Sen. Amy Klobuchar, D-Minn., who attended the Wilson Tool event, said the company isn't isolated in its struggles. She said that during a recent statewide tour she learned that AGCO, a maker of agricultural equipment, needed welders, while Polaris, which produces recreational vehicles, struggled to find enough engineers.
The solution, she said, is to establish more training partnerships between factories and technical colleges, as well as more programs that let high school students take manufacturing classes in technical colleges.
"It's really important that we start instilling in kids this idea that manufacturing is hot," Klobuchar said. "You can get jobs that are good-paying jobs."
Determined to maintain its pursuit of workers, Wilson Tool will host a recruiting open house next Thursday, as it spreads the word that the company has jobs, internships and scholarships.
Nick Duppong, 25, has been an intern at the plant for nearly two years. On Friday, the St. Paul College student was unleashing newly coated punch presses from a holder. He had just covered them with a titanium coating that strengthened the metal tenfold.

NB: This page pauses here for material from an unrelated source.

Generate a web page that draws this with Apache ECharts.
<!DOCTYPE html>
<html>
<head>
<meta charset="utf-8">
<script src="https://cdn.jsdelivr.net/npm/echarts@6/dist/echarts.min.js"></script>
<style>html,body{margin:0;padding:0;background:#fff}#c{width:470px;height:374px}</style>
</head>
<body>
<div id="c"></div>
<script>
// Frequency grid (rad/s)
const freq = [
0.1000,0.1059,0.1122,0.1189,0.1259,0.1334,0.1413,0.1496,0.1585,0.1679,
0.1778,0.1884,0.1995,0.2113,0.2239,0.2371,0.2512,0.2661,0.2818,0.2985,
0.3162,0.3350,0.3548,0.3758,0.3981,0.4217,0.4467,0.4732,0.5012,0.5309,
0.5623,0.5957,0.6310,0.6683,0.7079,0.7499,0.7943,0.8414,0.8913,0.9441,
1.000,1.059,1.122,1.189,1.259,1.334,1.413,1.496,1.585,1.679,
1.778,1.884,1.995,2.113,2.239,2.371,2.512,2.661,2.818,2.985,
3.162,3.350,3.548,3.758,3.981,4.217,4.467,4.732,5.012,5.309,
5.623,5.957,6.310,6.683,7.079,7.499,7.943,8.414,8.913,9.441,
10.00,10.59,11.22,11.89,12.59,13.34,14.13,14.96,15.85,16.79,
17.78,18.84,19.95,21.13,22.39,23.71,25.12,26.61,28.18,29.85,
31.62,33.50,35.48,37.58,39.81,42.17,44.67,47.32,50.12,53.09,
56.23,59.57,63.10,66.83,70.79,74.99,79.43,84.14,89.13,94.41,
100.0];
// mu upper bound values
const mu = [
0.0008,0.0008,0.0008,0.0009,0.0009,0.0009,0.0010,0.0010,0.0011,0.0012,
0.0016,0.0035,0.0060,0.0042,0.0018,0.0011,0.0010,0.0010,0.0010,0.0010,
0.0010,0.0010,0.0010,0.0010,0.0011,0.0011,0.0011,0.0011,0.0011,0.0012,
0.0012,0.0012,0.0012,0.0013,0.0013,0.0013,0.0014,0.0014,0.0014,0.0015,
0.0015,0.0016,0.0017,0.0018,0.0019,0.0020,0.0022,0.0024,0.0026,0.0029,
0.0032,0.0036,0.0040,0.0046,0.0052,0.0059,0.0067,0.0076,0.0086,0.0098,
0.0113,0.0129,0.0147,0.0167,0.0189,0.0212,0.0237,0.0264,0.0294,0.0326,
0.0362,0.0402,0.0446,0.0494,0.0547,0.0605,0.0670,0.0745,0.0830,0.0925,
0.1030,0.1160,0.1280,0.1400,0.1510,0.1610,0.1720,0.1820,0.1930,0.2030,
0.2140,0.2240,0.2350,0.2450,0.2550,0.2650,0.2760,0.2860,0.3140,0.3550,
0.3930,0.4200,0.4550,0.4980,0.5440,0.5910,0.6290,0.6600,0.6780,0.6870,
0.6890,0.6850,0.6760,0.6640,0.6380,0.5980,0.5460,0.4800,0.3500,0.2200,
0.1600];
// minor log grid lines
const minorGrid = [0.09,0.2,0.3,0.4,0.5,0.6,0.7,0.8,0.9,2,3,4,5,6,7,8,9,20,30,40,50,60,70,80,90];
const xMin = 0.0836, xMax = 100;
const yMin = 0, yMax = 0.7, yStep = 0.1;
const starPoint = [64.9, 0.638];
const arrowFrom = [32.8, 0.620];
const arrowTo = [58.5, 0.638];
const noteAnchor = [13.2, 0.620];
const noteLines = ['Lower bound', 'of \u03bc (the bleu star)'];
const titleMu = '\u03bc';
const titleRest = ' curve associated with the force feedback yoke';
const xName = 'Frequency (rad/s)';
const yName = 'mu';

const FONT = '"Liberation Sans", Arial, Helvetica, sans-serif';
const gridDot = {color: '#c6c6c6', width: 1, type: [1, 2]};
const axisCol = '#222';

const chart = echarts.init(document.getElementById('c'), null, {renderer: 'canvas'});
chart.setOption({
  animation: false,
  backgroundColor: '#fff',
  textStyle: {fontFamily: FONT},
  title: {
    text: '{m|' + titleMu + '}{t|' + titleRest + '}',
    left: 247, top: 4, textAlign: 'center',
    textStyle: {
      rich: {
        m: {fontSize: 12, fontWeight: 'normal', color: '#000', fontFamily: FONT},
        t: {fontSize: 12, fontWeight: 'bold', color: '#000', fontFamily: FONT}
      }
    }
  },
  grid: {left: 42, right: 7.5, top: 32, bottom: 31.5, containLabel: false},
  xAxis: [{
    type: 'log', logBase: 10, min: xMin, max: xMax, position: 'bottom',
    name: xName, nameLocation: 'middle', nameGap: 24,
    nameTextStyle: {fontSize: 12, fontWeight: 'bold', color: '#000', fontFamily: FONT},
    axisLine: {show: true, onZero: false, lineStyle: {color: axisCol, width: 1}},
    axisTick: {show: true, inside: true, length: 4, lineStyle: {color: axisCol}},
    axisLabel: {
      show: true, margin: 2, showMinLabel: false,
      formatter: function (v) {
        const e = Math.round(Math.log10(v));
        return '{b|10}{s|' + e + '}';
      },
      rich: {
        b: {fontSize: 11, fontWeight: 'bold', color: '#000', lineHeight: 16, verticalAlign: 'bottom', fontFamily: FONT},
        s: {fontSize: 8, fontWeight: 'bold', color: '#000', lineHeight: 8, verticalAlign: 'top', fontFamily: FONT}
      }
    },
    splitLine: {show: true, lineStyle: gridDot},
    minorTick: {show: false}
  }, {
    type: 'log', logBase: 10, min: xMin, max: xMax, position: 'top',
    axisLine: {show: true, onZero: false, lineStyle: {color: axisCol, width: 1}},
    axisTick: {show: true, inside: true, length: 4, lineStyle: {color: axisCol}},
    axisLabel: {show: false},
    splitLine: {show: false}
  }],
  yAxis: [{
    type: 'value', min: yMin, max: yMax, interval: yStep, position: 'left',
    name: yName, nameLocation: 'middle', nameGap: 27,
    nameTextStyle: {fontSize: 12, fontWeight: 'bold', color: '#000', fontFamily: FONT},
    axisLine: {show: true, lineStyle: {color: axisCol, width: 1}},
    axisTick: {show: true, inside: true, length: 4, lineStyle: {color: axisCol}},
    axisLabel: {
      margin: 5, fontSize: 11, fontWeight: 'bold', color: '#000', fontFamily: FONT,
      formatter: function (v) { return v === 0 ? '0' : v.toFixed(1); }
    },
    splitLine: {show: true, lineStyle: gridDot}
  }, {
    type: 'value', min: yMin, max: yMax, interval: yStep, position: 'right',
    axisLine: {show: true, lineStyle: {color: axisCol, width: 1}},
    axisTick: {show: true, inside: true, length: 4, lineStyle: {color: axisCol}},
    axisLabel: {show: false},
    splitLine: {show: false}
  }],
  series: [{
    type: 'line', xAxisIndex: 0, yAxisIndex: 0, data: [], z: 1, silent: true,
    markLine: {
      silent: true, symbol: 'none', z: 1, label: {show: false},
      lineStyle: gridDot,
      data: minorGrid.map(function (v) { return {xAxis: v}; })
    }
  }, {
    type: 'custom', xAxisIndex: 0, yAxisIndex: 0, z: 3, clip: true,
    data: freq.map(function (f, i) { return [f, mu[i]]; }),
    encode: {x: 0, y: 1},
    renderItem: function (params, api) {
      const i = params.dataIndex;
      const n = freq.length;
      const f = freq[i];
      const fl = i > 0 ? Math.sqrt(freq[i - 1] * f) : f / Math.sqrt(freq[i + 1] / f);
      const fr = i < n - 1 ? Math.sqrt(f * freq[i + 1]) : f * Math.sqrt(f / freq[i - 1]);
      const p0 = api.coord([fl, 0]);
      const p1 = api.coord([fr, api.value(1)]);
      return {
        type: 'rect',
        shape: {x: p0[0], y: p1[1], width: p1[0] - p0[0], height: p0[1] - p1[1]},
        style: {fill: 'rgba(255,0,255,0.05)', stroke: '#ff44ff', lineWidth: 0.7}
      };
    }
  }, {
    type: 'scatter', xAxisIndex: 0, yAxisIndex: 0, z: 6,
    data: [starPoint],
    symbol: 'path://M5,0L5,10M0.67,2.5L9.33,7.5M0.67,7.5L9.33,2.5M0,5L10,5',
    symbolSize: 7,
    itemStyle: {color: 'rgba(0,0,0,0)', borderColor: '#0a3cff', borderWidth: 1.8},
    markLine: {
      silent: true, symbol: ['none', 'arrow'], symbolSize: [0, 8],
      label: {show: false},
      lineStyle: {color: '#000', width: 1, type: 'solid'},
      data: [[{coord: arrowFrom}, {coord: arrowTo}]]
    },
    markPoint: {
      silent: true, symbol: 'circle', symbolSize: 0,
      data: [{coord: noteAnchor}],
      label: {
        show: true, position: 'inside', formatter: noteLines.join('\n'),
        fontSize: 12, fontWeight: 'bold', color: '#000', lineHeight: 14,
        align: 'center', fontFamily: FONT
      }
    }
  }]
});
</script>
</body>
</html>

On the other side of the plant, intern Alex Walsh sat at her computer terminal, designing a punch press unit. The company is paying her tuition at Century College. She has four more years before she'll get her engineering degree.
Such benefits got the attention of Travis Eischen, 19, a Century College engineering student who stopped by Wilson Tool on Friday. Eischen leaned closer to observe an engineer operate a massive machine that zipped and punched out a steel stencil of a Corvette sports car. His interest was piqued.
"I'm looking to get an internship. It would mean a lot, because I could get experience," Eischen said.
But not everyone thinks like Eischen. Wilson Tool is seeking a pipeline of 20 interns but has only 10 so far. "We are having a hard time," said Chris Lawless, Wilson operations vice president.
By aggressively preaching its growth message to the community, the 46-year-old business hopes that more workers will step forward. "We are bringing attention to manufacturing and to the whole jobs [issue] by bringing work and jobs back to the state," said co-owner Dianne Carlson.